Building ecosystems as part of the climate crisis solution

The fact that the world is in a climate crisis is unquestionable and the offshore energy industry is working at full pace for a more sustainable environment. We are regularly introduced to many solutions and innovations which fail to take nature into account. That is not the case with DEME’s latest offering.

Courtesy of Navingo

At the Game Changers session at this year’s OEEC, Tomas Sterckx, DEME’s R&D project manager, introduced the visitors to the Coastbusters project which focuses on more ecologically sound solutions that incorporate nature-inspired designs into coastal protection systems.

According to Sterckx, we are in the danger zone and our biggest challenge is biodiversity, and creating biodiversity and restoring ecosystems is going to be an enormous part of the climate crisis solution. Erosion control, soil restoration, replanting, restoring the ecosystems are possible ways of reversing climate change.
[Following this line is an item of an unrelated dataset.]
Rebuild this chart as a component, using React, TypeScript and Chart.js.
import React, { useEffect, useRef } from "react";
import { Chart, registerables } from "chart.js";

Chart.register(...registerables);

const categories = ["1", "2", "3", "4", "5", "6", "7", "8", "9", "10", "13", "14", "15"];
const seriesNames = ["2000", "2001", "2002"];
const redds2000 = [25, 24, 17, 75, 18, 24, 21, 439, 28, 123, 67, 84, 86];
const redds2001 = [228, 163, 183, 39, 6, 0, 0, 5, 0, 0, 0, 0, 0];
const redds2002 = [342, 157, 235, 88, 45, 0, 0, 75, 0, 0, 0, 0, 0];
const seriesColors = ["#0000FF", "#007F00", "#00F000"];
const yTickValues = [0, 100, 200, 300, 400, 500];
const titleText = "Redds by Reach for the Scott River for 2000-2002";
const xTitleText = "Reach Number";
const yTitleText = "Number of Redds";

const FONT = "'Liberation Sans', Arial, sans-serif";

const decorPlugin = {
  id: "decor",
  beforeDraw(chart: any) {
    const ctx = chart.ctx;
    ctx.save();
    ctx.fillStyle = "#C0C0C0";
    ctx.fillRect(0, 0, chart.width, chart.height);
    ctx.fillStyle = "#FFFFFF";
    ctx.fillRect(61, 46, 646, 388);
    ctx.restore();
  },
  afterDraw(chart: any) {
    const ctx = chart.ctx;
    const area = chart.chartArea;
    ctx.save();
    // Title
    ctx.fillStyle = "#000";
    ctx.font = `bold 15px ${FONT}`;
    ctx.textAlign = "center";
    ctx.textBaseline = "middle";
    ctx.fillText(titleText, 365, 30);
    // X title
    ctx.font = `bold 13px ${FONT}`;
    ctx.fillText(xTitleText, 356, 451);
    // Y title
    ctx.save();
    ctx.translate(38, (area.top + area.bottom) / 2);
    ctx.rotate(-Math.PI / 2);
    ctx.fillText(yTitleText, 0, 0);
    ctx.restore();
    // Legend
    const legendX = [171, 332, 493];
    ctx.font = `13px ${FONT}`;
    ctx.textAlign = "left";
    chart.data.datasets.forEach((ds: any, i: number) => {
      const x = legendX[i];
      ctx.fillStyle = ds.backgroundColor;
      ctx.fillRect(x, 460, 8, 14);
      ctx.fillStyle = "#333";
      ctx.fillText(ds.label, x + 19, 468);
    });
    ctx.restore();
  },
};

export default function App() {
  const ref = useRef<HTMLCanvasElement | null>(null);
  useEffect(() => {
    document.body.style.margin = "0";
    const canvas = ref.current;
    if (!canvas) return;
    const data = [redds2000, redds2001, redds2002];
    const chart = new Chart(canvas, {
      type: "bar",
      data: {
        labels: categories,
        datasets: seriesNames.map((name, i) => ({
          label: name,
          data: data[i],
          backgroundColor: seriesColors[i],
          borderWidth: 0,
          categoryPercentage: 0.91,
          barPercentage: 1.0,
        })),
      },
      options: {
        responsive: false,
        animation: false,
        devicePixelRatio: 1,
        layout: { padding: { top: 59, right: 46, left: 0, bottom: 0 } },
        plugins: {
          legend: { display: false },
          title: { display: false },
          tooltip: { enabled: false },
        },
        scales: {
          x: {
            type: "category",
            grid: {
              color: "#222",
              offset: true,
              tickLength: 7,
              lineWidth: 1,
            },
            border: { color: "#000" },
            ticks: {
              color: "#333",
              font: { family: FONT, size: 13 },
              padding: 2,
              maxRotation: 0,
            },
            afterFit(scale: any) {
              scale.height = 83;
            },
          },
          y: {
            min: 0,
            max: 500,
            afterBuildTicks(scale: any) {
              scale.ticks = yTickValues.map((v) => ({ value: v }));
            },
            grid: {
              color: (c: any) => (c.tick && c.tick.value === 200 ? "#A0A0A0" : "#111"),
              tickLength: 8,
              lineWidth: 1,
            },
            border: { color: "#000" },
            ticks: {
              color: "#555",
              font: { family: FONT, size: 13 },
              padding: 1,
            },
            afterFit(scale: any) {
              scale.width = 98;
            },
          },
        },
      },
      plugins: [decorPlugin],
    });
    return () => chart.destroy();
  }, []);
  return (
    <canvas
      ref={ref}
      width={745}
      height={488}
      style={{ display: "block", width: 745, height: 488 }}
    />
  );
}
“Some would say that’s very naively optimistic, okay, but ecosystems can be a part of the solution, depending on the scale of the problem we are facing,” Sterckx said. “We are in desperate need of solutions that are affordable, efficient, and sustainable and add to biodiversity in ecosystem services and help us to stay within the earth-critical boundaries.”

However, Sterckx points out that such projects are currently only a cost and not a business case, but claims that is something that the big shots at the 2021 United Nations Climate Change Conference could and should decide on.

“Biodiversity is not valued, ecosystems are not valued, although they are extremely valuable, so I think in the future, and I hope that, in the climate summit in Scotland, they will take steps forward on that since there are to be found most business cases for ecosystems,” Sterckx concluded.